数日後のまだ暑い夏の盛りの午後、予約の時間に遅れることなくA氏はやってきた。
「数年前、いえもう十年以上も前のことになります。スペインのバルセロナへ行ったときのことです。バルセロナの中心街に古い石畳のゴシック地区という場所があります。サンタ・エウラリア大聖堂が有名ですが、少し歩くと海岸もあってとてもいいところなんです。先生はスペインには行ったことがありますか?」
「いえ、私はスペインに行ったことはありません、海外へはハワイへ一度と韓国へ一度行ったくらいです」
「バルセロナは気候もよくて冬でもあまり寒くはなく、過ごしやすいところなんです。治安も想像していた以上に悪くもないです。観光客が多いですしスリに気をつけていれば、とくに危険だと感じることもありませんでした」
A氏の話しは唐突だが、頷きながら聞くことにする。これはカウンセリングなのだ。まずは患者の話したいように話させてみることは大切だ。

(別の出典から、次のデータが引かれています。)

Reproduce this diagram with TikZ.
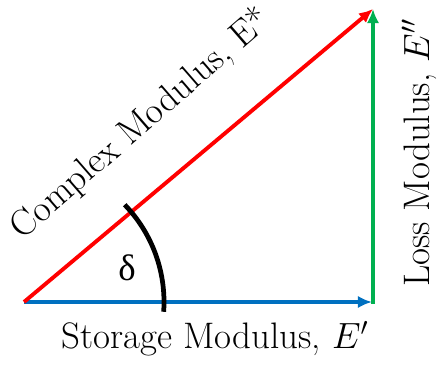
\documentclass[tikz,border=0pt]{standalone}
\usepackage{fontspec}
\newfontfamily\greekfont{Liberation Serif}
\usetikzlibrary{arrows.meta}
\definecolor{storeblue}{RGB}{0,112,192}
\definecolor{lossgreen}{RGB}{0,176,80}

\begin{document}
\begin{tikzpicture}[
  x=0.02cm, y=0.02cm,
  every node/.style={font=\fontsize{21}{25}\selectfont},
  vec/.style={line width=2.2pt, -{Latex[length=8pt,width=7pt]}},
  angarc/.style={line width=2.7pt, black}
]
\useasboundingbox (0,0) rectangle (439,365);

%% --- Corners ------------------------------------------------
\coordinate (O) at (24,63);
\coordinate (B) at (372,63);
\coordinate (T) at (373,356);

%% --- Vectors ------------------------------------------------
\draw[vec, storeblue] (O) -- (B);
\draw[vec, lossgreen] ([yshift=-1.1pt]B -| T) -- (T);
\draw[vec, red] (O) -- (T);

%% --- Phase angle --------------------------------------------
\draw[angarc] (O) ++(-4:140) arc[start angle=-4, end angle=44, radius=140];
\node (delta) at (127,97) {\greekfont δ};

%% --- Labels -------------------------------------------------
\node (store) at (215,26) {Storage Modulus, $E'$};
\node[rotate=90] (loss) at (419,212) {Loss Modulus, $E''$};
\node[rotate=41] (cplx) at (141,241) {Complex Modulus, E*};

\end{tikzpicture}
\end{document}
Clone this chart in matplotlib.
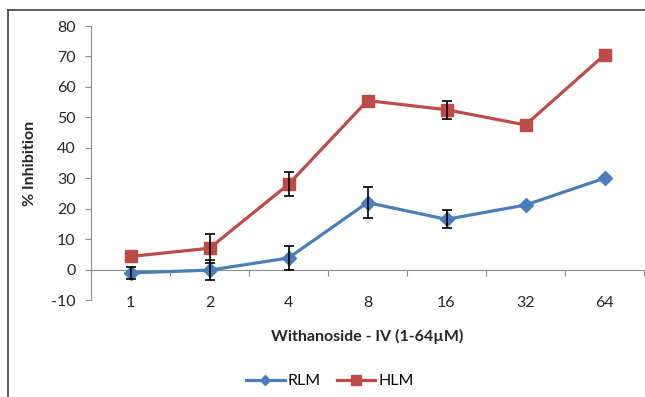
import matplotlib.pyplot as plt
import numpy as np

plt.rcParams['font.family'] = ['Lato', 'DejaVu Sans']
plt.rcParams['axes.unicode_minus'] = False

concentrations = ["1", "2", "4", "8", "16", "32", "64"]
rlm = [-1.1, -0.2, 3.8, 22.0, 16.5, 21.2, 30.0]
rlm_err = [2.0, 3.2, 4.0, 5.0, 3.0, np.nan, np.nan]
hlm = [4.3, 7.0, 28.0, 55.5, 52.5, 47.5, 70.5]
hlm_err = [np.nan, 4.8, 4.0, np.nan, 3.0, np.nan, np.nan]

blue = "#4A7EBB"
red = "#BE4B48"

fig = plt.figure(figsize=(6.45, 3.97), dpi=100)
ax = fig.add_axes([91 / 645, 1 - 300 / 397, 553 / 645, 274 / 397])

x = np.arange(len(concentrations))
ax.plot(x, rlm, color=blue, lw=2.3, marker="D", ms=7, label="RLM", zorder=3)
ax.plot(x, hlm, color=red, lw=2.3, marker="s", ms=8.5, label="HLM", zorder=3)
ax.errorbar(x, rlm, yerr=rlm_err, fmt="none", ecolor="black", elinewidth=1.2,
            capsize=3.5, capthick=1.2, zorder=4)
ax.errorbar(x, hlm, yerr=hlm_err, fmt="none", ecolor="black", elinewidth=1.2,
            capsize=3.5, capthick=1.2, zorder=4)

ax.set_xlim(-0.5, len(concentrations) - 0.5)
ax.set_ylim(-10, 80)
ax.set_yticks(range(-10, 81, 10))

for s in ["top", "right", "bottom"]:
    ax.spines[s].set_visible(False)
ax.spines["left"].set_color("#8C8C8C")
ax.tick_params(axis="y", colors="#8C8C8C", labelcolor="#262626", length=4,
               labelsize=11.5, pad=7)
ax.set_xticks(x)
ax.set_xticklabels(concentrations)
ax.tick_params(axis="x", length=0, labelsize=11.5, labelcolor="#262626", pad=-3)

# category axis crossing at zero
zero_ax = ax.secondary_xaxis(10 / 90)
zero_ax.spines["bottom"].set_color("#8C8C8C")
zero_ax.set_xticks(np.arange(-0.5, len(concentrations), 1.0))
zero_ax.set_xticklabels([])
zero_ax.tick_params(axis="x", colors="#8C8C8C", length=4)

ax.set_ylabel("% Inhibition", fontsize=11.5, fontweight="bold", color="#262626",
              labelpad=10)
ax.set_xlabel("Withanoside - IV (1-64µM)", fontsize=11.5, fontweight="bold",
              color="#262626", labelpad=14)

fig.legend(loc="center", bbox_to_anchor=(330 / 645, 1 - 381 / 397), ncol=2,
           frameon=False, fontsize=11.5, handlelength=2.4, columnspacing=1.0,
           handletextpad=0.2, markerscale=0.8)

# outer chart border (top and left visible)
fig.add_artist(plt.Line2D([8 / 645, 1], [1 - 10 / 397, 1 - 10 / 397],
                          color="#404040", lw=1.2, transform=fig.transFigure))
fig.add_artist(plt.Line2D([8 / 645, 8 / 645], [0, 1 - 10 / 397],
                          color="#404040", lw=1.2, transform=fig.transFigure))

fig.savefig("out.png", dpi=100)
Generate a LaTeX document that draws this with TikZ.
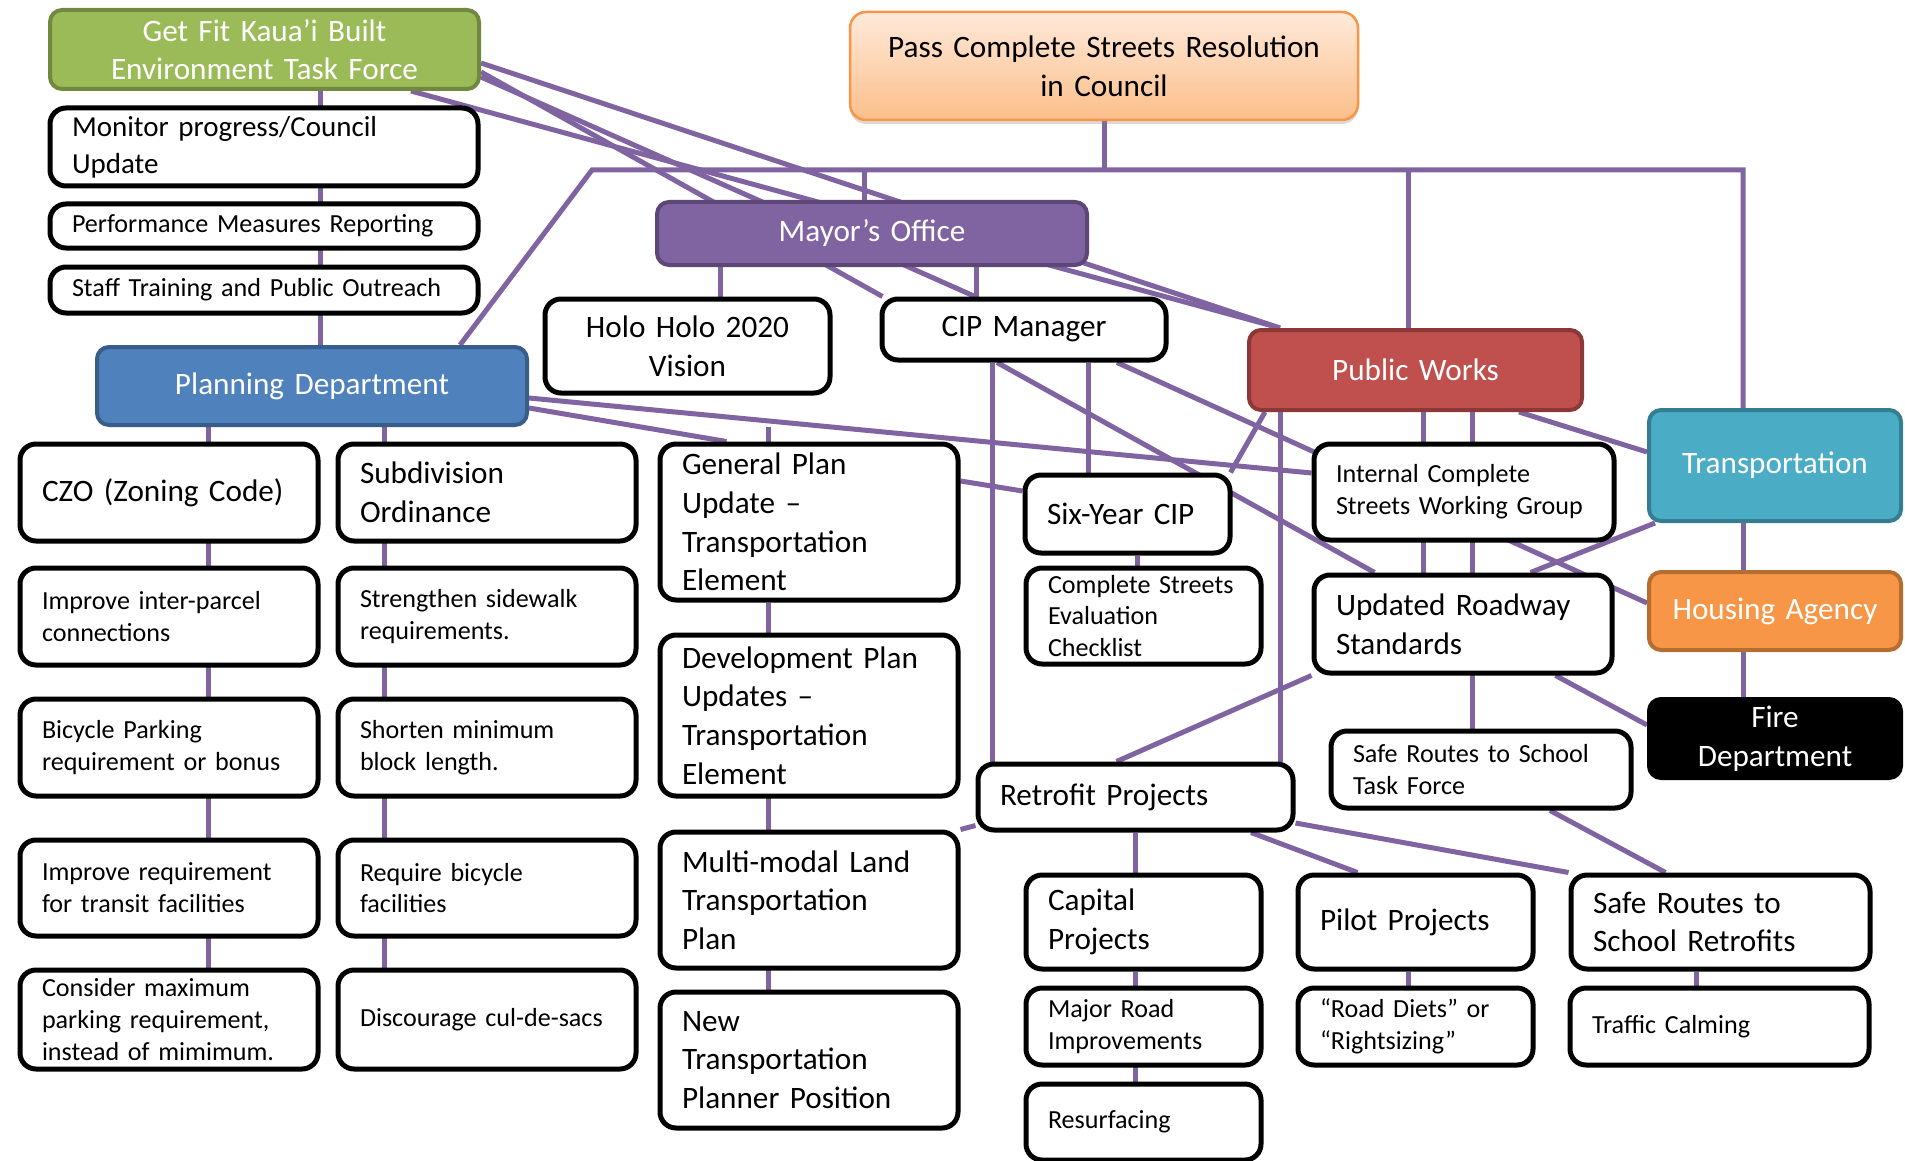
\documentclass[tikz,border=0pt]{standalone}
\usepackage{fontspec}
\setmainfont{Carlito}
\usepackage{tikz}
\usetikzlibrary{backgrounds,shadows}

\definecolor{linkpurple}{HTML}{8064A2}
\definecolor{fitgreen}{HTML}{9BBB59}
\definecolor{fitgreenline}{HTML}{71893F}
\definecolor{planblue}{HTML}{4F81BD}
\definecolor{planblueline}{HTML}{385D8A}
\definecolor{mayorline}{HTML}{5C4776}
\definecolor{worksred}{HTML}{C0504D}
\definecolor{worksredline}{HTML}{8C3836}
\definecolor{transcyan}{HTML}{4BACC6}
\definecolor{transcyanline}{HTML}{357D91}
\definecolor{houseorange}{HTML}{F79646}
\definecolor{houseorangeline}{HTML}{B66D31}
\definecolor{counciltop}{HTML}{FFE9DA}
\definecolor{councilbottom}{HTML}{FBBF8A}

\newcommand{\lgtext}{\fontsize{31.2}{38.7}\selectfont}
\newcommand{\mdtext}{\fontsize{29}{37}\selectfont}
\newcommand{\smtext}{\fontsize{26.1}{31.8}\selectfont}

\begin{document}
\begin{tikzpicture}[x=1pt, y=-1pt,
    link/.style={draw=linkpurple, line width=5pt},
    card/.style={draw=black, line width=5pt, rounded corners=16pt, fill=white, inner sep=0pt, align=left, font=\lgtext},
    smalltext/.style={font=\smtext},
    centred/.style={align=center},
    dept/.style={line width=4pt, rounded corners=12pt, inner sep=0pt, align=center, text=white, font=\lgtext},
    boxdim/.style n args={3}{minimum width=#1pt, minimum height=#2pt, text width=#3pt}]
    \useasboundingbox (0,0) rectangle (1905,1161);

    % top of the chart
    \node[dept, fill=fitgreen, draw=fitgreenline, boxdim={429}{79}{409}] (getfit) at (264.5,49.5) {Get Fit Kaua’i Built\\Environment Task Force};
    \node[card, font=\mdtext, boxdim={428}{78}{384}] (monitor) at (264,147) {Monitor progress/Council\\Update};
    \node[card, smalltext, boxdim={428}{44}{384}] (perf) at (264,226) {Performance Measures Reporting};
    \node[card, smalltext, boxdim={428}{46}{384}] (staff) at (264,290) {Staff Training and Public Outreach};
    \node[dept, fill=planblue, draw=planblueline, boxdim={430}{78}{410}] (planning) at (312,386) {Planning Department};
    \node[draw=houseorange, line width=2.5pt, rounded corners=16pt, top color=counciltop, bottom color=councilbottom,
          drop shadow={shadow xshift=0pt, shadow yshift=-4pt, opacity=0.3}, inner sep=0pt, align=center, font=\lgtext,
          boxdim={508}{108}{480}] (council) at (1104,66) {Pass Complete Streets Resolution\\in Council};
    \node[dept, fill=linkpurple, draw=mayorline, boxdim={430}{63}{410}] (mayor) at (872,233.5) {Mayor’s Office};
    \node[card, centred, boxdim={285}{94}{265}] (holo) at (687.5,346) {Holo Holo 2020\\Vision};
    \node[card, centred, boxdim={284}{61}{264}] (cipmgr) at (1024,329.5) {CIP Manager};

    % departments on the right
    \node[dept, fill=worksred, draw=worksredline, boxdim={333}{80}{313}] (pubworks) at (1415.5,370) {Public Works};
    \node[dept, fill=transcyan, draw=transcyanline, boxdim={252}{111}{240}] (transport) at (1775,465.5) {Transportation};
    \node[dept, fill=houseorange, draw=houseorangeline, boxdim={252}{78}{240}] (housing) at (1775,611) {Housing Agency};
    \node[dept, fill=black, draw=black, boxdim={252}{79}{240}] (fire) at (1775,738.5) {Fire\\Department};
    \node[card, smalltext, boxdim={300}{96}{256}] (icswg) at (1464,492) {Internal Complete\\Streets Working Group};
    \node[card, boxdim={298}{98}{254}] (roadstd) at (1463,624) {Updated Roadway\\Standards};
    \node[card, smalltext, boxdim={300}{77}{256}] (srtf) at (1481,769.5) {Safe Routes to School\\Task Force};

    % planning columns
    \node[card, boxdim={298}{97}{254}] (czo) at (169,492.5) {CZO (Zoning Code)};
    \node[card, boxdim={298}{97}{254}] (subdiv) at (487,492.5) {Subdivision\\Ordinance};
    \node[card, smalltext, boxdim={298}{97}{254}] (parcel) at (169,616.5) {Improve inter-parcel\\connections};
    \node[card, smalltext, boxdim={298}{97}{254}] (sidewalk) at (487,616.5) {Strengthen sidewalk\\requirements.};
    \node[card, smalltext, boxdim={298}{97}{254}] (bikepark) at (169,747.5) {Bicycle Parking\\requirement or bonus};
    \node[card, smalltext, boxdim={298}{97}{254}] (block) at (487,747.5) {Shorten minimum\\block length.};
    \node[card, smalltext, boxdim={298}{96}{254}] (transit) at (169,888) {Improve requirement\\for transit facilities};
    \node[card, smalltext, boxdim={298}{96}{254}] (bikefac) at (487,888) {Require bicycle\\facilities};
    \node[card, smalltext, boxdim={298}{99}{254}] (maxpark) at (169,1019.5) {Consider maximum\\parking requirement,\\instead of mimimum.};
    \node[card, smalltext, boxdim={298}{99}{254}] (culdesac) at (487,1019.5) {Discourage cul-de-sacs};
    \node[card, boxdim={298}{156}{254}] (genplan) at (809,522) {General Plan\\Update –\\Transportation\\Element};
    \node[card, boxdim={298}{161}{254}] (devplan) at (809,715.5) {Development Plan\\Updates –\\Transportation\\Element};
    \node[card, boxdim={298}{136}{254}] (multimodal) at (809,900) {Multi-modal Land\\Transportation\\Plan};
    \node[card, boxdim={298}{136}{254}] (planner) at (809,1060) {New\\Transportation\\Planner Position};

    % capital projects
    \node[card, boxdim={205}{78}{161}] (sixyear) at (1127.5,514) {Six-Year CIP};
    \node[card, smalltext, boxdim={235}{96}{191}] (checklist) at (1143.5,616) {Complete Streets\\Evaluation\\Checklist};
    \node[card, boxdim={315}{66}{271}] (retrofit) at (1135.5,797) {Retrofit Projects};
    \node[card, boxdim={235}{94}{191}] (capital) at (1143.5,922) {Capital\\Projects};
    \node[card, boxdim={235}{94}{191}] (pilot) at (1415.5,922) {Pilot Projects};
    \node[card, boxdim={299}{94}{255}] (srsr) at (1720.5,922) {Safe Routes to\\School Retrofits};
    \node[card, smalltext, boxdim={235}{77}{191}] (majorroad) at (1143.5,1026.5) {Major Road\\Improvements};
    \node[card, smalltext, boxdim={235}{77}{191}] (roaddiet) at (1415.5,1026.5) {“Road Diets” or\\“Rightsizing”};
    \node[card, smalltext, boxdim={299}{77}{255}] (calming) at (1719.5,1026.5) {Traffic Calming};
    \node[card, smalltext, boxdim={235}{76}{191}] (resurf) at (1143.5,1122) {Resurfacing};

    \begin{scope}[on background layer]
        % trees
        \draw[link] ([xshift=55.5]getfit.south) -- ([xshift=8]planning.north);
        \draw[link] ([xshift=-104]planning.south) -- ([xshift=39]maxpark.north);
        \draw[link] ([xshift=72]planning.south) -- ([xshift=-103]culdesac.north);
        \draw[link] ([shift={(-41,-15)}]genplan.north) -- ([xshift=-41]genplan.north);
        \draw[link] ([xshift=-41]genplan.south) -- ([xshift=-41]planner.north);
        % council bus
        \coordinate (busleft) at (592,170);
        \coordinate (busright) at (1743,170);
        \draw[link] (council.south) -- (council.south |- busleft);
        \draw[link] ([xshift=148]planning.north) -- (busleft) -- (busright) -- ([xshift=-32]transport.north);
        \draw[link] ([xshift=-8]mayor.north) -- +(0,-30);
        \draw[link] ([xshift=-7.5]pubworks.north) -- +(0,-158);
        \draw[link] ([xshift=-152]mayor.south) -- ([xshift=32.5]holo.north);
        \draw[link] ([xshift=104]mayor.south) -- ([xshift=-48]cipmgr.north);
        \draw[link] ([xshift=-32]transport.south) -- ([xshift=-32]fire.north);
        % task force
        \draw[link] ([shift={(0,13.5)}]getfit.east) -- ([xshift=33]pubworks.north west);
        \draw[link] ([xshift=-70]getfit.south east) -- ([xshift=33]pubworks.north west);
        \draw[link] ([shift={(0,22.5)}]getfit.east) -- ([xshift=3]cipmgr.north west);
        \draw[link] ([shift={(0,27.5)}]getfit.east) -- ([xshift=-49]cipmgr.north);
        % planning
        \draw[link] ([shift={(0,12)}]planning.east) -- ([shift={(0,-19)}]icswg.west);
        \draw[link] ([shift={(0,22)}]planning.east) -- ([xshift=69]genplan.north west);
        \draw[link] ([shift={(0,-41)}]genplan.east) -- ([shift={(0,-23)}]sixyear.west);
        % CIP manager
        \draw[link] ([xshift=-32]cipmgr.south) -- ([xshift=-143.5]retrofit.north);
        \draw[link] ([xshift=64]cipmgr.south) -- ([xshift=-39.5]sixyear.north);
        \draw[link] ([xshift=-27]cipmgr.south) -- ([xshift=63]roadstd.north west);
        \draw[link] ([xshift=93]cipmgr.south) -- ([shift={(0,-8)}]housing.west);
        \draw[link] ([xshift=9.5]sixyear.south) -- ([xshift=-6.5]checklist.north);
        % public works
        \draw[link] ([xshift=18]pubworks.south west) -- ([xshift=-2]sixyear.north east);
        \draw[link] ([xshift=33]pubworks.south west) -- ([xshift=33]pubworks.south west |- retrofit.north);
        \draw[link] ([xshift=7.5]pubworks.south) -- ([xshift=-40]roadstd.north);
        \draw[link] ([xshift=56.5]pubworks.south) -- ([xshift=-9]srtf.north);
        \draw[link] ([xshift=-65]pubworks.south east) -- ([shift={(0,-13.5)}]transport.west);
        \draw[link] ([xshift=8]transport.south west) -- ([xshift=-84]roadstd.north east);
        \draw[link] ([xshift=-59]roadstd.south east) -- ([shift={(0,-13.5)}]fire.west);
        \draw[link] (roadstd.south west) -- ([xshift=141]retrofit.north west);
        \draw[link] ([xshift=69]srtf.south) -- ([xshift=97]srsr.north west);
        % retrofits
        \draw[link] ([shift={(0,-7)}]retrofit.south west) -- (multimodal.north east);
        \draw[link] (retrofit.south) -- ([xshift=-8]capital.north);
        \draw[link] ([xshift=-8]capital.south) -- ([xshift=-8]resurf.north);
        \draw[link] ([xshift=115.5]retrofit.south) -- ([xshift=62]pilot.north west);
        \draw[link] ([shift={(0,26)}]retrofit.east) -- (srsr.north west);
        \draw[link] ([xshift=-7.5]pilot.south) -- ([xshift=-7.5]roaddiet.north);
        \draw[link] ([xshift=-24.5]srsr.south) -- ([xshift=-23.5]calming.north);
    \end{scope}
\end{tikzpicture}
\end{document}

「バルセロナの中心街で夕食をとっているときのことです。そのお店は一見ファミリーレストランのように広いのですが、店内はすべてカウンターになっていて、人見知りの私にとってはうってつけのお店です。ステーキにフライドポテトがついて日本円で1200円程度と、値段もリーズナブルです。味はまぁまぁでしたが、とても満足しました。そしてステーキを食べ終わり食後のコーヒーを飲もうかとしているとき、突然となりに禿頭に赤ら顔に髭の男が座り、こちらに話しかけてきたのです。どうやら自分は中国人か。と、聞いているようなので、違う、自分は日本からやってきたツーリストだと伝えました。スペイン語はほとんどわからないので英語でしたが、どうやら通じたようでした。そのスペイン人はテレビを指差しながらなにか訊ねてきました。そのテレビにはどこの国のチームかはわかりませんがサッカーの試合を放映しています。自分はサッカーはよく知りません。いや、その頃、日本でもサッカーの人気が盛り上がってきているのは知っていましたが、ほとんどサッカーには興味がありませんでした。なので、自分はサッカーはあまり好きでもない。と、身振り手振りで伝えると、その禿頭赤ら顔はガッカリしたようでした。
そのとき気付いたのですが、この店はスポーツバーのようでした。というかそういうものが存在するのかわかりませんが、スポーツを見ることができるレストランのようでした。禿頭はビールを飲みながらなんだか当てが外れたかのように、つまらなさそうにテレビを見入っています。なんだか悪いことをした気がします。この禿頭おじさんはもしかしたら日本からやってきた自分と仲良くしたかったのかもしれません。なのでコーヒーを飲む間少しその禿頭に話しかけてみることにしました。どうやらその親父はそのサッカーチームを指差しなにかを懸命に伝えようとしています。ブラウン管に映るそのサッカーチームをよく見てみるとそれはどうやらフランスのサッカーチームのようでした。スペインのレストランでなぜフランスのサッカーチームの試合を放映しているのか自分にはわかりません。禿頭の男の機嫌が見る見るうちに悪くなっていくのを感じました。ぼくは拙い英語とスペイン語を駆使して禿頭の男にその理由を聞きました。
すると、禿頭はどうやらフランスが嫌いだと言っているようでした。なぜフランスリーグの放送をしているのかと、怒っているようです。理由はわかりません。スペイン語でまくし立てられたとしても自分には理解できないからです。パリは最低だとも言っているようです。僕は反応に困ってしまい、禿頭おじさんを黙って見ていることしかできませんでした。